A social business focused on "honest profit" is one of the most moral engines in society. Profit is not a dirty word; it is a signal you are creating more value for the community than you are consuming in resources.


To me, love is honoring our community members with jobs enabling them to engage with this process. It is providing a space where they can earn, learn, and contribute. We must stop using the "minimum wage" as a moral shield protecting us from the hard work of individual discernment.

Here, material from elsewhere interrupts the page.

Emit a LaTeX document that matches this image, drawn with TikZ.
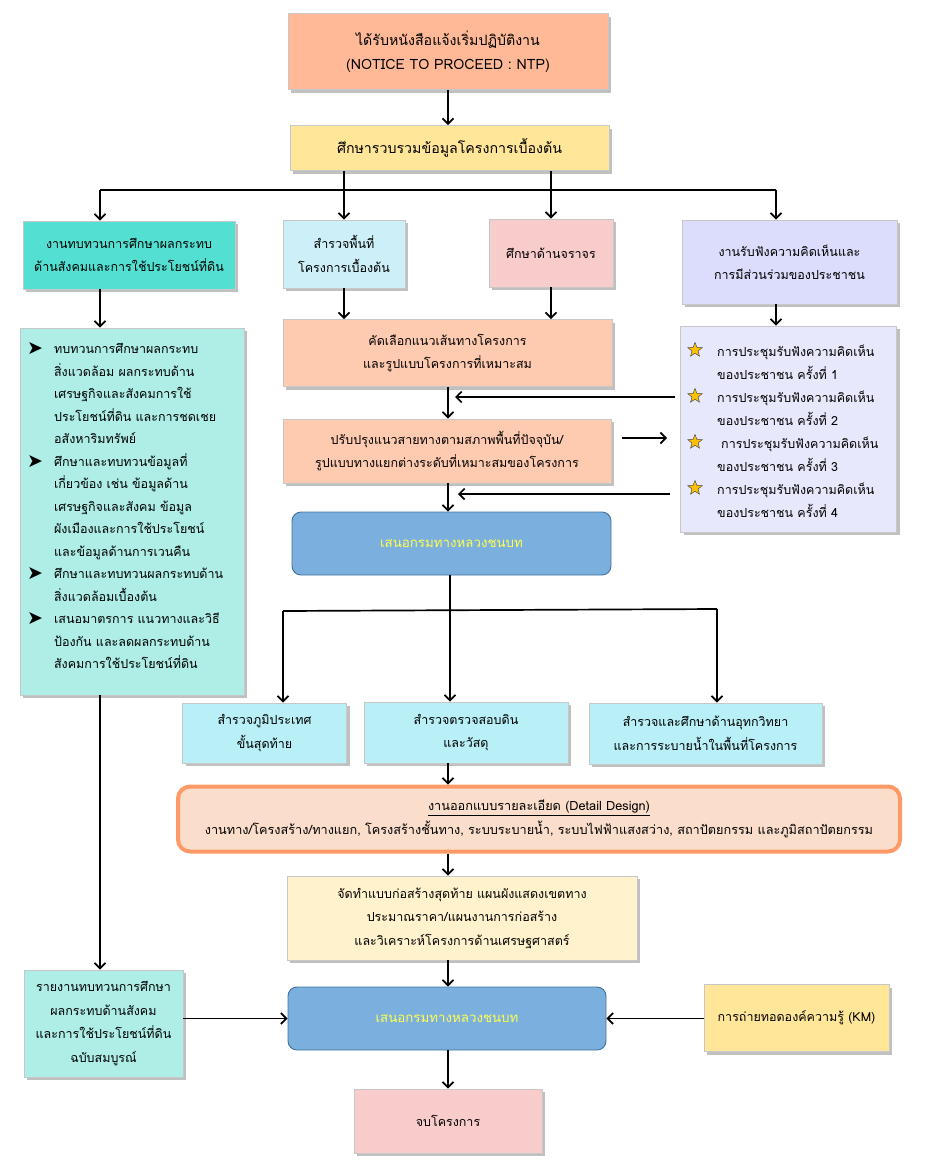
\documentclass[tikz,border=0pt]{standalone}
\usepackage{fontspec}
\setmainfont{Loma}[Script=Thai]
\newfontfamily\symfont{DejaVu Sans}
\usetikzlibrary{arrows.meta,shadows,shapes.geometric}
\definecolor{cNtp}{HTML}{FFB997}
\definecolor{cYel}{HTML}{FFE699}
\definecolor{cTurq}{HTML}{53E0D2}
\definecolor{cCyan}{HTML}{CCEFF8}
\definecolor{cPink}{HTML}{F9CCCC}
\definecolor{cLav}{HTML}{DCDCFC}
\definecolor{cAqua}{HTML}{AEEEE6}
\definecolor{cPeach}{HTML}{FFCBB0}
\definecolor{cLav2}{HTML}{E8E8FC}
\definecolor{cBlue}{HTML}{7BAFDE}
\definecolor{cBlueB}{HTML}{41719C}
\definecolor{cSky}{HTML}{B9EFF7}
\definecolor{cDet}{HTML}{FADDCB}
\definecolor{cDetB}{HTML}{FF9A66}
\definecolor{cCream}{HTML}{FFF2CC}
\definecolor{cTxtY}{HTML}{FFFF4D}
\definecolor{cStar}{HTML}{FFC000}
\tikzset{
  boxstyle/.style={draw=black!22, line width=0.8pt, align=center, inner sep=2pt,
    drop shadow={shadow xshift=3pt, shadow yshift=-3pt, fill=black!55, opacity=0.45},
    font=\fontsize{12.5}{23.5}\selectfont},
  bigtext/.style={font=\fontsize{14.2}{24.5}\selectfont},
  dorstyle/.style={draw=cBlueB, line width=0.9pt, fill=cBlue, rounded corners=9pt,
    text=cTxtY, align=center, font=\fontsize{13.3}{23.5}\selectfont},
  arr/.style={line width=1.7pt, -{Straight Barb[length=5.5pt,width=11pt]}},
  ln/.style={line width=1.7pt},
  starsym/.style={star, star points=5, star point ratio=2.3, fill=cStar, draw=black!70,
    line width=0.5pt, minimum size=15pt, inner sep=0pt}
}
\newcommand{\blt}{\raisebox{-1pt}{\symfont\fontsize{19}{19}\selectfont ➤}}
\begin{document}
\begin{tikzpicture}[x=1pt,y=1pt]
\useasboundingbox (0,0) rectangle (945,-1175);
% boxes
\node[boxstyle, bigtext, fill=cNtp, minimum width=320, minimum height=76] (ntp) at (448,-51.5)
  {ได้รับหนังสือแจ้งเริ่มปฏิบัติงาน\\(NOTICE TO PROCEED : NTP)};
\node[boxstyle, bigtext, fill=cYel, minimum width=319, minimum height=45] (collect) at (449.5,-148)
  {ศึกษารวบรวมข้อมูลโครงการเบื้องต้น};
\node[boxstyle, fill=cTurq, minimum width=212, minimum height=68] (review) at (129,-255)
  {งานทบทวนการศึกษาผลกระทบ\\ด้านสังคมและการใช้ประโยชน์ที่ดิน};
\node[boxstyle, fill=cCyan, minimum width=122, minimum height=68] (survey) at (344,-254)
  {สำรวจพื้นที่\\โครงการเบื้องต้น};
\node[boxstyle, fill=cPink, minimum width=124, minimum height=68] (traffic) at (551,-253)
  {ศึกษาด้านจราจร};
\node[boxstyle, fill=cLav, minimum width=215, minimum height=84] (hearing) at (789.5,-262)
  {งานรับฟังความคิดเห็นและ\\การมีส่วนร่วมของประชาชน};
\node[boxstyle, fill=cAqua, minimum width=224, minimum height=367] (list) at (132,-511.5) {};
\node[anchor=north west, inner sep=0pt, font=\fontsize{12.5}{22.5}\selectfont] (listtxt) at (27,-338)
  {\begin{tabular}{@{}l@{\hspace{11pt}}l@{}}
  \blt & ทบทวนการศึกษาผลกระทบ\\
   & สิ่งแวดล้อม  ผลกระทบด้าน\\
   & เศรษฐกิจและสังคมการใช้\\
   & ประโยชน์ที่ดิน  และการชดเชย\\
   & อสังหาริมทรัพย์\\
  \blt & ศึกษาและทบทวนข้อมูลที่\\
   & เกี่ยวข้อง  เช่น ข้อมูลด้าน\\
   & เศรษฐกิจและสังคม   ข้อมูล\\
   & ผังเมืองและการใช้ประโยชน์\\
   & และข้อมูลด้านการเวนคืน\\
  \blt & ศึกษาและทบทวนผลกระทบด้าน\\
   & สิ่งแวดล้อมเบื้องต้น\\
  \blt & เสนอมาตรการ  แนวทางและวิธี\\
   & ป้องกัน และลดผลกระทบด้าน\\
   & สังคมการใช้ประโยชน์ที่ดิน
  \end{tabular}};
\node[boxstyle, fill=cPeach, minimum width=329, minimum height=67] (select) at (447.5,-353)
  {คัดเลือกแนวเส้นทางโครงการ\\และรูปแบบโครงการที่เหมาะสม};
\node[boxstyle, fill=cLav2, minimum width=216, minimum height=206] (stars) at (788.5,-429) {};
\node[anchor=north west, inner sep=0pt, font=\fontsize{12.5}{23}\selectfont] (startxt) at (717,-340)
  {\begin{tabular}{@{}l@{}}
  การประชุมรับฟังความคิดเห็น\\
  ของประชาชน ครั้งที่ 1\\
  การประชุมรับฟังความคิดเห็น\\
  ของประชาชน ครั้งที่ 2\\
  \hspace{4pt}การประชุมรับฟังความคิดเห็น\\
  ของประชาชน ครั้งที่ 3\\
  การประชุมรับฟังความคิดเห็น\\
  ของประชาชน ครั้งที่ 4
  \end{tabular}};
\node[starsym] (s1) at (695,-350) {};
\node[starsym] (s2) at (695,-396) {};
\node[starsym] (s3) at (695,-442) {};
\node[starsym] (s4) at (695,-488) {};
\node[boxstyle, fill=cPeach, minimum width=328, minimum height=64] (improve) at (447,-451)
  {ปรับปรุงแนวสายทางตามสภาพพื้นที่ปัจจุบัน/\\รูปแบบทางแยกต่างระดับที่เหมาะสมของโครงการ};
\node[dorstyle, minimum width=319, minimum height=63] (dor1) at (451.5,-543.5) {เสนอกรมทางหลวงชนบท};
\node[boxstyle, fill=cSky, minimum width=164, minimum height=60] (topo) at (264.5,-733)
  {สำรวจภูมิประเทศ\\ขั้นสุดท้าย};
\node[boxstyle, fill=cSky, minimum width=204, minimum height=61] (soil) at (466,-732.5)
  {สำรวจตรวจสอบดิน\\และวัสดุ};
\node[boxstyle, fill=cSky, minimum width=233, minimum height=61] (hydro) at (705.5,-733.5)
  {สำรวจและศึกษาด้านอุทกวิทยา\\และการระบายน้ำในพื้นที่โครงการ};
\node[draw=cDetB, line width=4pt, fill=cDet, rounded corners=12pt, minimum width=722, minimum height=65,
  align=center, font=\fontsize{12.7}{23.5}\selectfont] (detail) at (539,-819)
  {\underline{งานออกแบบรายละเอียด  (Detail Design)}\\งานทาง/โครงสร้าง/ทางแยก, โครงสร้างชั้นทาง, ระบบระบายน้ำ, ระบบไฟฟ้าแสงสว่าง, สถาปัตยกรรม และภูมิสถาปัตยกรรม};
\node[boxstyle, fill=cCream, minimum width=350, minimum height=84] (final) at (462,-918)
  {จัดทำแบบก่อสร้างสุดท้าย  แผนผังแสดงเขตทาง\\ประมาณราคา/แผนงานการก่อสร้าง\\และวิเคราะห์โครงการด้านเศรษฐศาสตร์};
\node[dorstyle, minimum width=318, minimum height=63] (dor2) at (447,-1018.5) {เสนอกรมทางหลวงชนบท};
\node[boxstyle, fill=cAqua, minimum width=159, minimum height=107] (report) at (103.5,-1023.5)
  {รายงานทบทวนการศึกษา\\ผลกระทบด้านสังคม\\และการใช้ประโยชน์ที่ดิน\\ฉบับสมบูรณ์};
\node[boxstyle, fill=cYel, minimum width=185, minimum height=67] (km) at (796.5,-1018)
  {การถ่ายทอดองค์ความรู้  (KM)};
\node[boxstyle, fill=cPink, minimum width=188, minimum height=64] (endb) at (448,-1121)
  {จบโครงการ};
% coordinates
\coordinate (busL) at (100,-190);
\coordinate (busR) at (776,-190);
\coordinate (fb1) at (455,-397);
\coordinate (fb1s) at (675,-397);
\coordinate (ra1) at (622,-438);
\coordinate (ra2) at (667,-438);
\coordinate (fb2) at (458,-494);
\coordinate (fb2s) at (670,-494);
\coordinate (b2L) at (283,-611);
\coordinate (b2M) at (450,-610);
\coordinate (b2R) at (717,-609);
\coordinate (ax) at (448,0);
% connectors
\draw[arr] (ntp.south) -- (ntp.south |- collect.north);
\draw[arr] (survey.north |- collect.south) -- (survey.north);
\draw[arr] (traffic.north |- collect.south) -- (traffic.north);
\draw[ln] (busL) -- (busR);
\draw[arr] (busL) -- (busL |- review.north);
\draw[arr] (busR) -- (busR |- hearing.north);
\draw[arr] (busL |- review.south) -- (busL |- list.north);
\draw[arr] (survey.south) -- (survey.south |- select.north);
\draw[arr] (traffic.south) -- (traffic.south |- select.north);
\draw[arr] (busR |- hearing.south) -- (busR |- stars.north);
\draw[arr] (ax |- select.south) -- (ax |- improve.north);
\draw[arr] (fb1s) -- (fb1);
\draw[arr] (ra1) -- (ra2);
\draw[arr] (fb2s) -- (fb2);
\draw[arr] (ax |- improve.south) -- (ax |- dor1.north);
\draw[ln] (b2M |- dor1.south) -- (b2M);
\draw[ln] (b2L) -- (b2R);
\draw[arr] (b2L) -- (b2L |- topo.north);
\draw[arr] (b2M) -- (b2M |- soil.north);
\draw[arr] (b2R) -- (b2R |- hydro.north);
\draw[arr] (ax |- soil.south) -- (ax |- detail.north);
\draw[arr] (ax |- detail.south) -- (ax |- final.north);
\draw[arr] (ax |- final.south) -- (ax |- dor2.north);
\draw[arr] (busL |- list.south) -- (busL |- report.north);
\draw[arr] (report.east |- dor2.west) -- (dor2.west);
\draw[arr] (km.west |- dor2.east) -- (dor2.east);
\draw[arr] (ax |- dor2.south) -- (ax |- endb.north);
\end{tikzpicture}
\end{document}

Let us stop judging what is "fair" from a distance and start loving our neighbors enough to let them work.


Resources for the Curious


On the Real Minimum Wage: > "Unfortunately, the real minimum wage is always zero, regardless of the laws, and that is the wage that many people receive in the wake of the creation or increase of a government-mandated minimum wage, because they lose their jobs or fail to find jobs when they enter the labor market." — Thomas Sowell, Basic Economics


On Human Capital and "Fairness": > "The word 'fairness' is a common substitute for thought. It is used to justify the taking of what belongs to some and giving it to others, or to justify the preventing of some from doing what others are allowed to do." — The Thomas Sowell Reader


Billy Graham on Bill Clinton: > Billy Graham famously used this sentiment to explain his friendship with the President despite their theological and moral differences. This quote occurred when questioned about Clinton's infidelity and the Monica Lewinsky scandal.

"It is the Holy Spirit's job to convict, God's job to judge, and my job to love."

Adam Smith on Honest Profit and the Dignity of Exchange: > Smith views a voluntary transaction as an act between equals. Both parties must believe the trade improves their situation, or the trade would never occur.